The Prince of Basra is a title of nobility that was created in 1596 by Afrasiyab I after assuming the seat of ruling over Basra and establishing the House of Afrasiyab, which would rule the Principality of Basra from 1596 to 1668.

==Principality of Basra==

In 1596, the Ottoman governor of Basra sold Basra to the merchant Afrasiab of Arab or Turkish origin, transforming Basra into a hereditary emirate that lasted until 1668.

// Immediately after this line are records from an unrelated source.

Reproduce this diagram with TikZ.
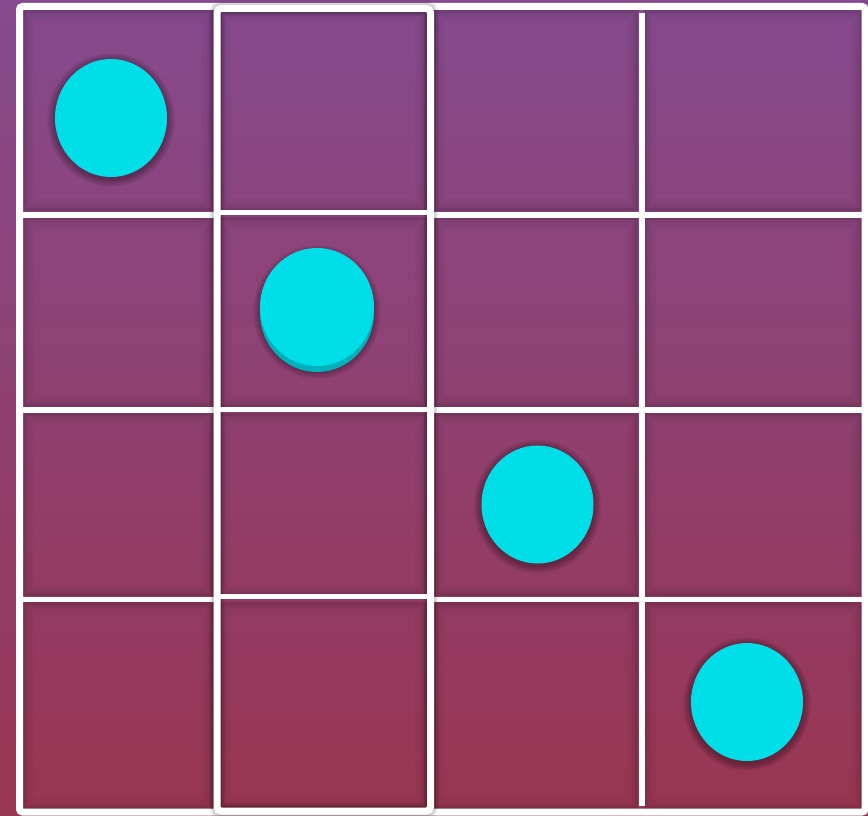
\documentclass[tikz,border=0pt]{standalone}
\begin{document}
\begin{tikzpicture}[x=1pt,y=-1pt]
\definecolor{bgtop}{RGB}{134,74,142}
\definecolor{bgbot}{RGB}{153,54,82}
\definecolor{dot}{RGB}{0,222,232}
\definecolor{dotdark}{RGB}{0,176,186}
\tikzset{
  gridline/.style={white,line width=5.5pt},
  frameline/.style={white,line width=7pt,rounded corners=3pt},
  cellshade/.style={black,line width=3pt},
}
\useasboundingbox (0,0) rectangle (868,816);
\shade[top color=bgtop,bottom color=bgbot] (0,0) rectangle (868,816);
% inset shadows of the cells
\foreach \xa/\xb in {20/216,216/430,430/641,641/865}{
  \foreach \ya/\yb in {7/214,214/410,410/599,599/812}{
    \foreach \d/\o in {4.5/0.16,7.5/0.09,10.5/0.05,13.5/0.025}{
      \draw[cellshade,opacity=\o] (\xa+\d,\ya+\d) rectangle (\xb-\d,\yb-\d);
    }
  }
}
% circle shadows and circles
\foreach \cx/\cy in {111/118,317/310,537.5/504.5,747/702}{
  \foreach \i in {1,...,8}{
    \fill[black,opacity=0.045] (\cx,\cy+2) ellipse [x radius=56+\i, y radius=59+\i];
  }
}
\fill[dot] (111,118) ellipse [x radius=56, y radius=59];
\fill[dotdark] (317,313) ellipse [x radius=57, y radius=59];
\fill[dot] (317,307) ellipse [x radius=57, y radius=59];
\fill[dot] (537.5,504.5) ellipse [x radius=56, y radius=59];
\fill[dot] (747,702) ellipse [x radius=56, y radius=59];
% outer frame
\draw[frameline] (19.5,6.5) rectangle (865,812);
% grid lines, columns 1, 3, 4
\foreach \y in {215,410,599.5}{
  \draw[gridline] (22,\y) -- (214,\y);
  \draw[gridline] (433,\y) -- (862,\y);
}
\draw[gridline] (642,13) -- (642,806);
% highlighted column: shadow then lines
\foreach \w/\o in {16/0.05,13/0.07,10/0.09}{
  \draw[black,opacity=\o,line width=\w pt,rounded corners=4pt] (217,8.5) rectangle (430.5,811);
}
\foreach \y in {212.5,409.5,596.5}{
  \draw[gridline] (219,\y) -- (428,\y);
}
\draw[frameline,rounded corners=4pt] (217,8.5) rectangle (430.5,811);
\end{tikzpicture}
\end{document}
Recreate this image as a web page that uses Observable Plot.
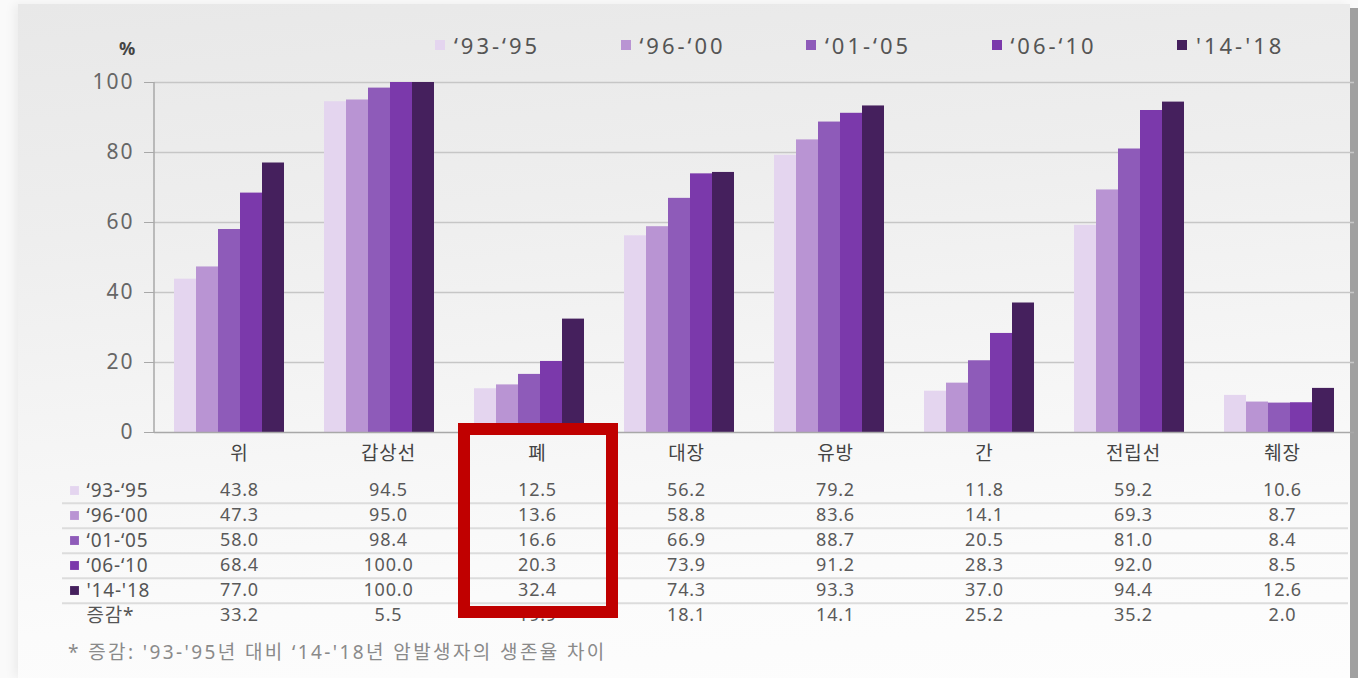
<!DOCTYPE html>
<html>
<head>
<meta charset="utf-8">
<script src="https://cdn.jsdelivr.net/npm/d3@7"></script>
<script src="https://cdn.jsdelivr.net/npm/@observablehq/plot@0.6"></script>
<style>
  html, body { margin: 0; padding: 0; background: #ffffff; }
  #wrap { position: relative; width: 1358px; height: 678px; overflow: hidden; background: #fafafa; font-family: "Noto Sans", "Noto Sans CJK KR", sans-serif; }
  #panel { position: absolute; left: 18px; top: 4px; width: 1332px; height: 674px;
    background: linear-gradient(175deg, #e8e8e8 0%, #eeeeee 30%, #f6f6f6 60%, #fbfbfb 80%, #fdfdfd 100%);
    box-shadow: -4px 0 10px rgba(0,0,0,0.06); }
  #scroll { position: absolute; left: 1350px; top: 8px; width: 8px; height: 670px; background: #a0a0a0; }
  .abs { position: absolute; }
  #legend { position: absolute; left: 435px; top: 30px; display: flex; font-size: 22px; color: #555; letter-spacing: 3px; }
  #legend .item { width: 185.5px; display: flex; align-items: center; }
  #legend .sw { width: 10px; height: 10px; margin-right: 9px; }
  #pct { position: absolute; left: 119px; top: 36px; font-size: 18px; font-weight: bold; color: #444; }
  #note { position: absolute; left: 68px; top: 637px; font-size: 19px; color: #8a8a8a; letter-spacing: 2.4px; }
  #redbox { position: absolute; border: 12px solid #c00000; box-sizing: border-box; }
</style>
</head>
<body>
<div id="wrap">
  <div id="panel"></div>
  <div id="scroll"></div>
  <div id="pct">%</div>
  <div id="legend"></div>
  <div id="chart" class="abs" style="left:0;top:0"></div>
  <div id="table" class="abs" style="left:0;top:430px"></div>
  <div id="redbox"></div>
  <div id="note">* 증감: '93-'95년 대비 ‘14-'18년 암발생자의 생존율 차이</div>
</div>
<script>
// ---- data ----
const categories = ["위", "갑상선", "폐", "대장", "유방", "간", "전립선", "췌장"];
const periods = ["‘93-‘95", "‘96-‘00", "‘01-‘05", "‘06-‘10", "'14-'18"];
const colors = ["#e4d5ef", "#b994d3", "#8e5bb9", "#7b39ab", "#45205d"];
const v9395 = [43.8, 94.5, 12.5, 56.2, 79.2, 11.8, 59.2, 10.6];
const v9600 = [47.3, 95.0, 13.6, 58.8, 83.6, 14.1, 69.3, 8.7];
const v0105 = [58.0, 98.4, 16.6, 66.9, 88.7, 20.5, 81.0, 8.4];
const v0610 = [68.4, 100.0, 20.3, 73.9, 91.2, 28.3, 92.0, 8.5];
const v1418 = [77.0, 100.0, 32.4, 74.3, 93.3, 37.0, 94.4, 12.6];
const diffs = [33.2, 5.5, 19.9, 18.1, 14.1, 25.2, 35.2, 2.0];
const diffLabel = "증감*";
const yTicks = [0, 20, 40, 60, 80, 100];

const seriesValues = [v9395, v9600, v0105, v0610, v1418];
const FONT = '"Noto Sans", "Noto Sans CJK KR", sans-serif';

const rows = [];
periods.forEach((p, i) => categories.forEach((c, j) => rows.push({cat: c, period: p, value: seriesValues[i][j]})));

const rowLabels = [...periods, diffLabel];
const cells = [];
rowLabels.forEach((r, i) => categories.forEach((c, j) => {
  const v = i < periods.length ? seriesValues[i][j] : diffs[j];
  cells.push({cat: c, row: r, label: v.toFixed(1)});
}));

// ---- legend ----
const legend = document.getElementById("legend");
periods.forEach((p, i) => {
  const it = document.createElement("div"); it.className = "item";
  const sw = document.createElement("span"); sw.className = "sw"; sw.style.background = colors[i];
  const tx = document.createElement("span"); tx.textContent = p;
  it.appendChild(sw); it.appendChild(tx); legend.appendChild(it);
});

// ---- chart ----
const chart = Plot.plot({
  width: 1358, height: 440,
  marginTop: 82, marginBottom: 8, marginLeft: 152, marginRight: 3,
  style: {background: "transparent", fontFamily: FONT, fontSize: "21px", color: "#666", overflow: "visible", letterSpacing: "2px"},
  fx: {domain: categories, padding: 0, axis: null},
  x: {domain: periods, paddingInner: 0, paddingOuter: 0.887, axis: null},
  y: {domain: [0, 100], axis: null},
  color: {domain: periods, range: colors},
  marks: [
    Plot.ruleY(yTicks.filter(t => t > 0), {stroke: "#c6c6c6", strokeWidth: 1.5}),
    Plot.barY(rows, {fx: "cat", x: "period", y: "value", fill: "period"}),
    Plot.ruleY([0], {stroke: "#a8a8a8", strokeWidth: 1.5}),
    Plot.axisY(yTicks, {anchor: "left", tickSize: 10, tickPadding: 10, stroke: "#a8a8a8", fill: "#666", fontSize: 21, label: null})
  ]
});
document.getElementById("chart").appendChild(chart);
{
  const fx = chart.scale("fx"), y = chart.scale("y");
  d3.select(chart).append("line")
    .attr("x1", fx.apply(categories[0])).attr("x2", fx.apply(categories[0]))
    .attr("y1", y.apply(0)).attr("y2", y.apply(100))
    .attr("stroke", "#a8a8a8").attr("stroke-width", 1.5);
}

// ---- table ----
const table = Plot.plot({
  width: 1358, height: 205,
  marginTop: 23, marginBottom: 0, marginLeft: 62, marginRight: 10,
  style: {background: "transparent", fontFamily: FONT, fontSize: "18px", color: "#555", letterSpacing: "0.8px"},
  x: {type: "point", domain: categories, range: [239, 1282], padding: 0, axis: null},
  y: {type: "point", domain: rowLabels, range: [59, 186.5], padding: 0, axis: null},
  color: {domain: periods, range: colors},
  marks: [
    Plot.ruleY(periods, {y: d => d, dy: 12.75, stroke: "#dcdcdc", strokeWidth: 2}),
    Plot.text(categories, {x: d => d, frameAnchor: "top", lineAnchor: "middle", fontSize: 19, fill: "#444", style: "letter-spacing:2px"}),
    Plot.text(cells, {x: "cat", y: "row", text: "label", fontSize: 18, fill: "#5a5a5a"}),
    Plot.dot(periods, {y: d => d, frameAnchor: "left", symbol: "square", fill: d => d, r: 5, dx: 12}),
    Plot.text(rowLabels, {y: d => d, frameAnchor: "left", textAnchor: "start", dx: 24, fontSize: 19, fill: "#555", style: "letter-spacing:1.5px"})
  ]
});
document.getElementById("table").appendChild(table);

// ---- highlight box around 폐 column ----
{
  const tx = table.scale("x");
  const box = document.getElementById("redbox");
  box.style.left = (tx.apply("폐") - 79) + "px";
  box.style.width = "160px";
  box.style.top = "423px";
  box.style.height = "195px";
}
</script>
</body>
</html>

During this period, the Safavid Shah Abbas the Great made a number of attempts to capture Basra, a major rival for his own commercial port city of Bandar Abbas, and a base for the Portuguese traders in the region. The Safavid attempts in 1624, 1625, and 1628–1629 during the War of 1623–1639 proved unsuccessful, through a combination of Portuguese interference, pressing concerns on other fronts and, finally, Abbas' death.

in 1667, when Husayn Pasha of the Afrasiyab dynasty refused to acknowledge the suzerainty of the Sultan and the Ottomans sent a punitive expedition against him, Husayn Pasha evacuated the entire population to Safavid territory while offering the city to the Safavids. Shah Suleiman I, however, dismissed Husayn Pasha's pleas as he did not want to antagonize the Ottomans, and in 1668, the Ottoman governor of Baghdad established direct control over Basra.